Через год после смерти Блока он напечатал в вольфильском сборнике, посвященном памяти покойного поэта, свои очень живые воспоминания о том, как автор "Двенадцати" - "весь свободы торжество" - провел этот день 14 февраля на чердаке Чеки. (см Сборник памяти А. Блока на нашей странице - LDN). На следующий день Александр Блок был освобожден.
IV.
Вернувшись с допроса, я снова попытался вздремнуть на голых досках, но уже с семи часов утра весь чердак проснулся и пришел в движение. Теперь, при дневном свете, я мог рассмотреть своих товарищей по заключению, потолкаться среди них, поговорить с ними. Вот уж подлинно - какая смесь одежд и лиц, племен, наречий, состояний! Русские, немцы, финны, украинцы, армяне, эстонцы, евреи, грузины, латыши, даже несколько китайцев; рабочие, крестьяне, бывшие офицеры, студенты, солдаты, чиновники, даже несколько "действительных статских советников", беспартийные и партийные, а из последних - главным образом социалисты разных толков, до анархистов включительно; политические и уголовные, а среди последних группа "бандитов", так себя именовавших; рваные тулупы и пиджачные пары, рабочие куртки и потрепанные остатки бывших пиджаков, френчи и {44} толстовки - все промелькнули перед нами, все побывали тут...

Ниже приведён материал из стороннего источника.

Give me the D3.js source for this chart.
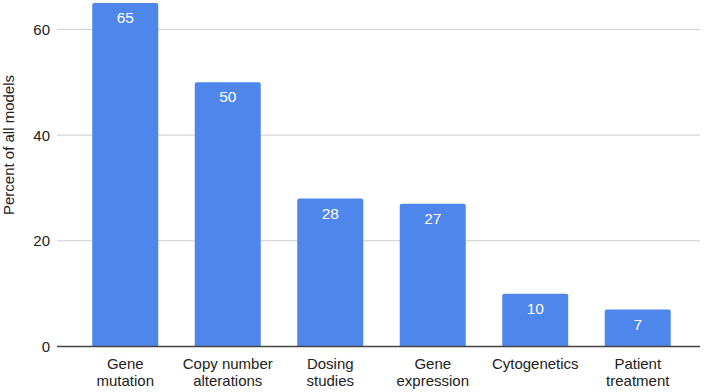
<!DOCTYPE html>
<html>
<head>
<meta charset="utf-8">
<script src="https://cdn.jsdelivr.net/npm/d3@7"></script>
<style>
  body { margin: 0; background: #fff; }
  text { font-family: Arial, "Liberation Sans", sans-serif; }
</style>
</head>
<body>
<svg id="chart"></svg>
<script>
// data
const categories = [["Gene", "mutation"], ["Copy number", "alterations"], ["Dosing", "studies"],
  ["Gene", "expression"], ["Cytogenetics"], ["Patient", "treatment"]];
const values = [65, 50, 28, 27, 10, 7];
const yTicks = [0, 20, 40, 60];

const width = 708;
const height = 392;
const barColor = "#4f86ec";

const svg = d3.select("svg#chart").attr("width", width).attr("height", height);

const x = d3.scaleBand()
  .domain(d3.range(categories.length))
  .range([74, 689])
  .paddingInner(0.356)
  .paddingOuter(0.178);

const y = d3.scaleLinear().domain([0, 60]).range([346.5, 29.4]);

// gridlines
svg.append("g").selectAll("line").data(yTicks.filter(d => d > 0)).enter().append("line")
  .attr("x1", 57).attr("x2", 700)
  .attr("y1", d => y(d)).attr("y2", d => y(d))
  .attr("stroke", "#cccccc").attr("stroke-width", 1);

// y tick labels
svg.append("g").selectAll("text").data(yTicks).enter().append("text")
  .attr("x", 50).attr("y", d => y(d))
  .attr("dy", "0.36em")
  .attr("text-anchor", "end")
  .attr("font-size", 15)
  .attr("fill", "#222")
  .text(d => d);

// y title
svg.append("text")
  .attr("transform", "translate(14," + 145 + ") rotate(-90)")
  .attr("text-anchor", "middle")
  .attr("font-size", 15)
  .attr("fill", "#222")
  .text("Percent of all models");

// bars with rounded top corners
const r = 2;
svg.append("g").selectAll("path").data(values).enter().append("path")
  .attr("fill", barColor)
  .attr("d", (d, i) => {
    const x0 = x(i), x1 = x(i) + x.bandwidth();
    const y0 = y(0), y1 = y(d);
    return `M${x0},${y0}V${y1 + r}Q${x0},${y1} ${x0 + r},${y1}H${x1 - r}Q${x1},${y1} ${x1},${y1 + r}V${y0}Z`;
  });

// value labels
svg.append("g").selectAll("text").data(values).enter().append("text")
  .attr("x", (d, i) => x(i) + x.bandwidth() / 2)
  .attr("y", d => y(d) + 20)
  .attr("text-anchor", "middle")
  .attr("font-family", "Roboto, sans-serif")
  .attr("font-size", 15.5)
  .attr("fill", "#ffffff")
  .text(d => d);

// baseline
svg.append("line")
  .attr("x1", 57).attr("x2", 700)
  .attr("y1", y(0)).attr("y2", y(0))
  .attr("stroke", "#444").attr("stroke-width", 1.5);

// category labels
const cat = svg.append("g").selectAll("text").data(categories).enter().append("text")
  .attr("x", (d, i) => x(i) + x.bandwidth() / 2)
  .attr("y", 369)
  .attr("text-anchor", "middle")
  .attr("font-size", 15)
  .attr("fill", "#222");
cat.selectAll("tspan").data(d => d).enter().append("tspan")
  .attr("x", function () { return d3.select(this.parentNode).attr("x"); })
  .attr("dy", (d, i) => i === 0 ? 0 : 17)
  .text(d => d);
</script>
</body>
</html>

Во всех группах, к каким я ни подходил, разговоры вращались вокруг одной и той же темы - возможной "интервенции" мифических "союзников" и неизбежной тогда эвакуации Петербурга большевиками:
всю ночь глухо докатывались до нас орудийные удары. Придется большевикам уходить из Питера - что тогда они с нами сделают? Выпустят на волю? Перестреляют без разбора? Отберут овец от козлищ? Надо сказать, что громадное большинство отвечало на эти сомнения бесповоротно: всех перестреляют!
Рано утром внесли громадные чайники с горячей жидкостью, именовавшейся чаем; выдали по восьмушке хлеба на человека.
В нашей пятерке еврей-спекулянт щедро подсластил чай сахарином, в изобилии имевшимся в его карманах, - и это было большой гастрономической роскошью. Солдат-эстонец, в один прием проглотив свою восьмушку хлеба, меланхолически заметил: "И это на весь день". Но горячая жидкость все же немного меня подкрепила и разогнала сонное настроение. Однако, настроение у большинства было подавленное. Какая разница с моей первой, студенческой тюрьмой двадцать лет тому назад! Ни смеха, ни шуток, даже громких разговоров я не слышал. Беседовали, разбившись на группы, и чаще всего вполголоса. Можно было подумать, что здесь собрано не две сотни, а десятка два человек, настолько тихо было в помещении, - раздавалось только беспрерывное жужжание голосов. Даже "бандиты" - и те, поддаваясь общему настроению, присмирели. Даже анархисты не выходили из общих рамок тревожного ожидания. Все смотрели на себя, как на заложников, кандидатов на расстрел, столь частой меры "социальной защиты" в эту эпоху военного коммунизма и чекистского террора. Пониженное настроение объяснялось, быть может, также и острым чувством {45} голода у тех, кто просидел на этом чердаке уже несколько дней.
Действительно, когда в полдень подали "обед", я вспомнил вчерашние слова солдата-эстонца: жуткое дело! Сперва было много суетни, проверка "пятерок"; потом от каждой пятерки отправлялся ее представитель к тюремной двери и там получал миску с бурой жидкостью и пять деревянных ложек; после обеда он должен был сдать все это по счету обратно. Пятерки рассаживались вокруг своих мисок; каждый черпал ложкой и ждал, когда снова дойдет до него очередь. Что представляла собою жидкость, именовавшаяся супом или борщом, описать довольно трудно, а дать понятие о вкусе и совсем невозможно. Немного мелко искрошенной свекольной ботвы и черных листьев капусты, две-три ложки какой-то крупы, очень мало кусочков картофеля, очень много горячей воды, запах селедки: на каждую миску полагалось по небольшой селедке, уже разрезанной на пять частей. С трудом проглотил я доставшийся мне гниловатый кусок, а упитанный еврей-спекулянт, очевидно более избалованный чем я, сейчас же вынул изо рта недожеванный кусок, удивленно заметив: "Ну, и это называется селедка!" Солдат-эстонец голодными глазами посмотрел на недоеденный кусок селедки, попросил разрешения взять и мгновенно проглотил. Я достал из чемоданчика краюшку хлеба и разделил ее на пять частей; хоть и немного пришлось каждому, но все же мы могли слегка утолить голод. В шесть часов вечера предстоял такой же ужин. Но я не подозревал, что ужинать буду только через пять суток.